Melissa McCarthy’s latest movie, Life of the Party, tells the story of Deanna Miles (McCarthy) – a woman rebounding from her divorce by going to back to college…with her daughter [hilarity begins to ensue].
A movie with the premise of an awkward mom going back to school is perfect for the comedic skills McCarthy possesses. There are plenty of flubs and fumbles, physical comedy at every turn, and an aggressive amount of mom jokes in the script.
Life of the Party primarily focuses on Deanna acclimating to campus life in 2018. Her journey is surrounded by bonding with her daughter’s sorority sisters, her husband and his new wife’s antics (played by Matt Walsh and Julie Bowen). Of course a movie like this isn’t complete without giving Deanna an uncomfortably young love interest, played by Luke Benward.
McCarthy’s uncanny ability to play a mom-in-crisis should be what drives the film. McCarthy may be in the driver’s seat, but the people steering the film are its supporting cast of women. Gillian Jacobs is great as Helen aka Coma Girl. Maya Rudolph is great as always and has one of the film’s best moments during a dinner sequence. And Heidi Gardner steals the show as Leonor, Deanna’s Goth roommate.
The supporting cast puts in an All-Star effort to keep the comedy consistent and make the story a lot more entertaining than it should be. Even with their herculean effort, it’s not enough to rescue the film from drowning in mediocrity.

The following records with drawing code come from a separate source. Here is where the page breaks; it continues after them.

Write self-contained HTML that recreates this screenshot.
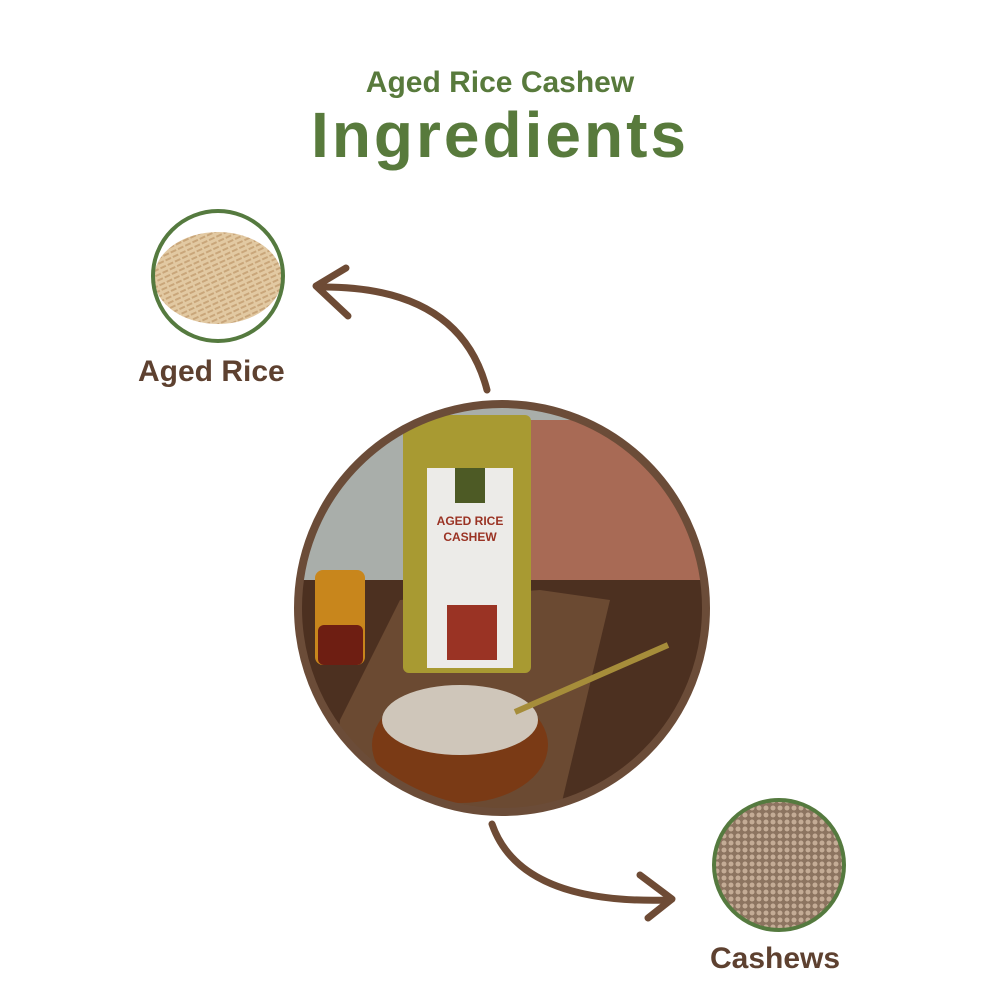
<!DOCTYPE html>
<html><head><meta charset="utf-8"><style>
html,body{margin:0;padding:0;background:#fff;}
body{width:1000px;height:1000px;position:relative;overflow:hidden;font-family:"Liberation Sans",sans-serif;}
.t{position:absolute;left:0;width:1000px;text-align:center;color:#587a3c;font-weight:bold;}
.l{position:absolute;color:#5e4130;font-weight:bold;font-size:30px;}
</style></head><body>
<div class="t" style="top:66px;font-size:30px;">Aged Rice Cashew</div>
<div class="t" style="top:98px;font-size:64px;letter-spacing:3px;">Ingredients</div>
<svg width="1000" height="1000" style="position:absolute;left:0;top:0">
<defs>
<clipPath id="c1"><circle cx="502" cy="608" r="202"/></clipPath>
<clipPath id="c2"><circle cx="218" cy="276" r="64"/></clipPath>
<clipPath id="c3"><circle cx="779" cy="865" r="64"/></clipPath>
<pattern id="rice" width="8" height="5" patternUnits="userSpaceOnUse" patternTransform="rotate(-25)"><rect width="8" height="5" fill="#e2c9a2"/><rect width="6" height="2" fill="#c9a67a"/></pattern>
<pattern id="cash" width="7" height="7" patternUnits="userSpaceOnUse"><rect width="7" height="7" fill="#8c7460"/><circle cx="3" cy="3" r="2.5" fill="#c4ac96"/></pattern>
</defs>
<g clip-path="url(#c2)"><rect x="150" y="210" width="140" height="140" fill="#fff"/><ellipse cx="218" cy="278" rx="64" ry="46" fill="url(#rice)"/></g>
<circle cx="218" cy="276" r="65" fill="none" stroke="#557a3f" stroke-width="4"/>
<g clip-path="url(#c3)"><rect x="710" y="795" width="140" height="140" fill="url(#cash)"/></g>
<circle cx="779" cy="865" r="65" fill="none" stroke="#557a3f" stroke-width="4"/>
<g clip-path="url(#c1)">
<rect x="290" y="400" width="420" height="200" fill="#a9aeaa"/>
<rect x="530" y="420" width="180" height="160" fill="#a86a55"/>
<rect x="290" y="580" width="420" height="240" fill="#4c3020"/>
<polygon points="340,720 400,600 540,590 610,600 560,810 330,810" fill="#6b4a32"/>
<rect x="403" y="415" width="128" height="258" rx="6" fill="#a89a32"/>
<rect x="427" y="468" width="86" height="200" fill="#ecebe8"/>
<rect x="447" y="605" width="50" height="55" fill="#9a3324"/>
<rect x="455" y="468" width="30" height="35" fill="#4d5a25"/>
<text x="470" y="525" font-size="12" font-weight="bold" fill="#9a3324" text-anchor="middle">AGED RICE</text>
<text x="470" y="541" font-size="12" font-weight="bold" fill="#9a3324" text-anchor="middle">CASHEW</text>
<rect x="315" y="570" width="50" height="95" rx="8" fill="#c8861c"/>
<rect x="318" y="625" width="45" height="40" rx="6" fill="#6e1e12"/>
<ellipse cx="460" cy="745" rx="88" ry="58" fill="#7a3a15"/>
<ellipse cx="460" cy="720" rx="78" ry="35" fill="#cfc6ba"/>
<line x1="515" y1="712" x2="668" y2="645" stroke="#a68d3a" stroke-width="6"/>
</g>
<circle cx="502" cy="608" r="204" fill="none" stroke="#6b4c38" stroke-width="8"/>
<g fill="none" stroke="#6e4b35" stroke-width="7" stroke-linecap="round" stroke-linejoin="round">
<path d="M487,390 Q460,285 318,287"/>
<path d="M346,268 L316,286 L348,316"/>
<path d="M492,824 Q520,905 670,900"/>
<path d="M640,875 L672,899 L648,918"/>
</g>
</svg>
<div class="l" style="left:138px;top:355px;">Aged Rice</div>
<div class="l" style="left:710px;top:942px;">Cashews</div>
</body></html>
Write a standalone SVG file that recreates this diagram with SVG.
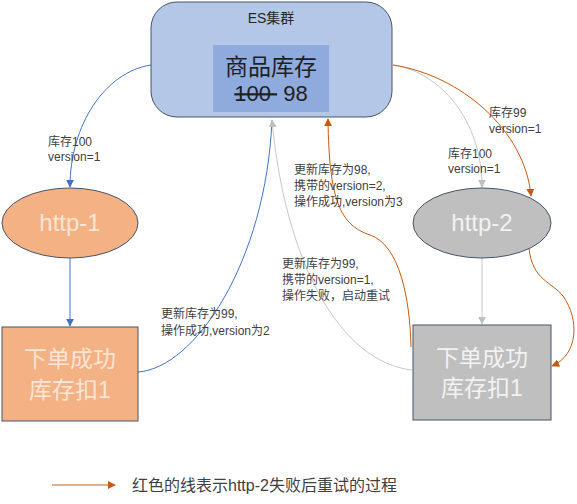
<svg xmlns="http://www.w3.org/2000/svg" width="577" height="504" viewBox="0 0 577 504">
<style>
text{font-family:"Liberation Sans","Noto Sans CJK SC",sans-serif;}
.lbl{font-size:12px;fill:#404040;}
.node{stroke:#44546a;stroke-width:1;}
.big{font-size:23px;}
.blue{fill:none;stroke:#4472c4;stroke-width:1;}
.grey{fill:none;stroke:#c8c8c8;stroke-width:1;}
.orange{fill:none;stroke:#c55a11;stroke-width:1;}
</style>
<defs>
<marker id="ab" viewBox="0 0 10 10" refX="9" refY="5" markerWidth="8" markerHeight="8" markerUnits="userSpaceOnUse" orient="auto"><path d="M0,0L10,5L0,10z" fill="#4472c4"/></marker>
<marker id="ag" viewBox="0 0 10 10" refX="9" refY="5" markerWidth="8" markerHeight="8" markerUnits="userSpaceOnUse" orient="auto"><path d="M0,0L10,5L0,10z" fill="#c0c0c0"/></marker>
<marker id="ao" viewBox="0 0 10 10" refX="9" refY="5" markerWidth="8" markerHeight="8" markerUnits="userSpaceOnUse" orient="auto"><path d="M0,0L10,5L0,10z" fill="#c55a11"/></marker>
</defs>
<rect width="577" height="504" fill="#ffffff"/>

<g id="connectors">
<path class="blue" d="M151,65 C105,72 70,125 70,187" marker-end="url(#ab)"/>
<path class="blue" d="M70,258 L70,326" marker-end="url(#ab)"/>
<path class="blue" d="M138,372 C195,368 266,262 272,120"/>
<path class="grey" d="M412,370 C340,362 285,262 272,120" marker-end="url(#ag)"/>
<path class="grey" d="M393,65 C440,72 482,120 482,187" marker-end="url(#ag)"/>
<path class="orange" d="M393,65 C460,75 525,130 531,196" marker-end="url(#ao)"/>
<path class="grey" d="M482,258 L482,324" marker-end="url(#ag)"/>
<path class="orange" d="M529,248 C532,280 552,282 563,296 C580,320 578,355 552,366" marker-end="url(#ao)"/>
<path class="orange" d="M411,347 C410,300 400,245 370,235 C340,225 329,200 328,119" marker-end="url(#ao)"/>
</g>

<g id="es-cluster">
<rect class="node" x="151" y="2" width="241" height="115" rx="26" fill="#b4c7e7"/>
<text x="271" y="23" font-size="14" fill="#262626" text-anchor="middle">ES集群</text>
<rect x="213" y="45" width="116" height="67" fill="#8faadc"/>
<text x="271" y="75" font-size="23" fill="#1f1f1f" text-anchor="middle">商品库存</text>
<text x="271" y="101" font-size="22" fill="#1f1f1f" text-anchor="middle" xml:space="preserve"><tspan text-decoration="line-through">100 </tspan> 98</text>
</g>

<g id="http-1">
<ellipse class="node" cx="70" cy="223" rx="68" ry="35" fill="#f4b183"/>
<text x="70" y="231" font-size="24" fill="#fbe5d6" text-anchor="middle">http-1</text>
</g>

<g id="http-2">
<ellipse class="node" cx="482" cy="223" rx="69" ry="35" fill="#bfbfbf"/>
<text x="482" y="231" font-size="24" fill="#f2f2f2" text-anchor="middle">http-2</text>
</g>

<g id="order-1">
<rect class="node" x="2" y="327" width="136" height="94" fill="#f4b183"/>
<text class="big" x="70" y="367" fill="#fbe5d6" text-anchor="middle">下单成功</text>
<text class="big" x="70" y="398" fill="#fbe5d6" text-anchor="middle">库存扣1</text>
</g>

<g id="order-2">
<rect class="node" x="413" y="325" width="138" height="95" fill="#bfbfbf"/>
<text class="big" x="482" y="366" fill="#f2f2f2" text-anchor="middle">下单成功</text>
<text class="big" x="482" y="396" fill="#f2f2f2" text-anchor="middle">库存扣1</text>
</g>

<g id="labels">
<text class="lbl" x="48" y="146">库存100</text>
<text class="lbl" x="48" y="161">version=1</text>
<text class="lbl" x="448" y="158">库存100</text>
<text class="lbl" x="448" y="173">version=1</text>
<text class="lbl" x="489" y="117">库存99</text>
<text class="lbl" x="489" y="133">version=1</text>
<text class="lbl" x="294" y="174">更新库存为98,</text>
<text class="lbl" x="294" y="190">携带的version=2,</text>
<text class="lbl" x="294" y="206">操作成功,version为3</text>
<text class="lbl" x="282" y="268">更新库存为99,</text>
<text class="lbl" x="282" y="284">携带的version=1,</text>
<text class="lbl" x="282" y="300">操作失败，启动重试</text>
<text class="lbl" x="161" y="318">更新库存为99,</text>
<text class="lbl" x="161" y="335">操作成功,version为2</text>
</g>

<g id="legend">
<path class="orange" d="M52,485 L115,485" marker-end="url(#ao)"/>
<text x="132" y="491" font-size="16" fill="#404040">红色的线表示http-2失败后重试的过程</text>
</g>
</svg>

The mother-daughter relationship should be one of the film’s highlights but it’s what sinks the movie. Besides Molly Gordon (she plays Deanna’s daughter Maddie) sleepwalking through this performance, she has very little chemistry with McCarthy. The bonding and the evolution of their relationship should be the heart of the story, instead their scenes together don’t work well at all. It’s even more apparent when McCarthy has 1,000 times more chemistry with the young women who in the sorority.
For all its well earned laughs, the story is a string of jokes/funny moments stitched together in an attempt to create a narrative story. A lot of what happens never really makes sense – Deanna is an outgoing extrovert but has a fear of public speaking. Her daughter is a senior in college, yet her parents drop her off like she’s a freshman. Deanna’s daughter is upset with her until she miraculously isn’t. The “mean girls” are mean until they aren’t. The two mean girls belong in a different movie – they look like they got lost filming a 90’s teen drama and accidentally wandered on set.
There are plenty of films that trek in the same tropes, but Life of the Party isn’t funny enough to overcome that hurdle. The story is so rushed to get to the finale; it doesn’t explore the aspects of Deanna’s story that make it funny.
For Melissa McCarthy fans, Life of the Party may be the film for you. For others, the scenes that run a little too long and the multitude of mom jokes may be a little much. Life of the Party attempts to be a fun comedy but it ultimately ends up being more forgettable than funny.